Note: Given the diversity of individual circumstances, this policy is subject to change.

Current Policy and Practice

UW international employees are subject to all employment and other related laws of the country, city, or region where they work. A registered, in-country legal presence is required for lawful work in most countries outside the U.S.

The UW does not have a registered legal presence in most countries due to cost and legal complexities. In the countries where the UW does have legal presence, remote work is tied to specific, university-related activities and the structure of the employment relationship varies based on the specific requirements of that country. Examples include the Rome Center and countries where UW is conducting global health research at the invitation of the foreign country.

Personnel working remotely in an international location where the UW does not have legal presence or working in a location where the UW has legal presence but not connected to a specific UW project is generally prohibited. This is because it puts the University and the individual at risk for tax and employment legal violations.
Exceptions may be made in extraordinary circumstances. International remote work arrangements require central review and approval, and an understanding by the individual of their personal legal responsibilities.
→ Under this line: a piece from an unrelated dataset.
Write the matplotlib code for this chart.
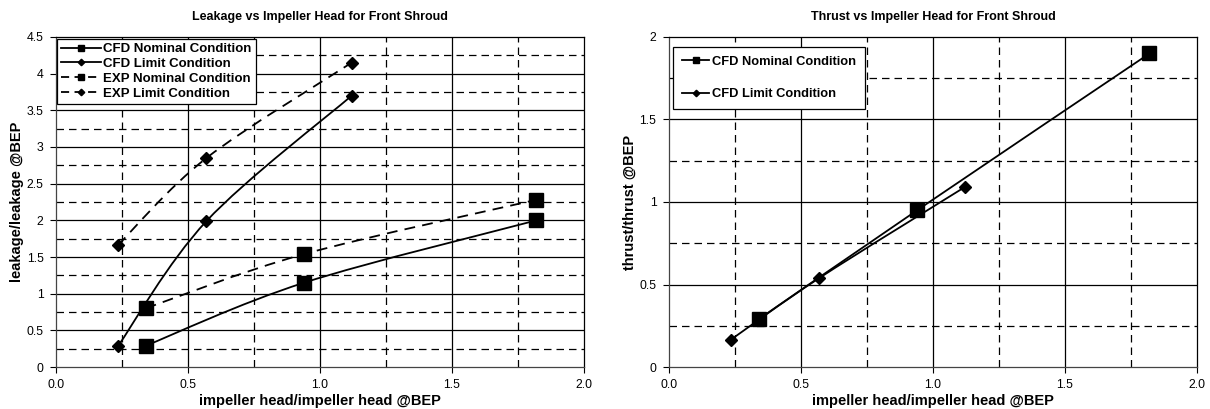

Extraordinary Circumstances

In extraordinary circumstances, a unit may request central approval for a current employee to work internationally temporarily.

Applying for Approval

Requests must be submitted to prior to the employee relocating to the international location (unless the employee is out-of-country and cannot make it back due to circumstances out of their control). Addressing individual circumstances takes time and care, so units are encouraged to submit their requests well in advance of relocation.

Requests must be made by a unit head, defined as a senior leader reporting directly to the president or provost.
Requests must be for a temporary accommodation, not a permanent relocation. Typically, legal restrictions and regulatory requirements prohibit arrangements beyond 3-6 months.

If approved, Workday must be updated to reflect the international work location.

It is important to note that employees permitted to work abroad are responsible and liable for adhering to any compliance obligations associated with their time abroad, including, but not limited to, income and social taxes, health and other types of insurance, foreign bank account reporting, and immigration/appropriate visa requirements.

Employees may be required to sign an acknowledgement that they understand these obligations, and their obligation to return to the UW after the designated period to continue employment. The UW is unable to provide any personal legal or tax advice.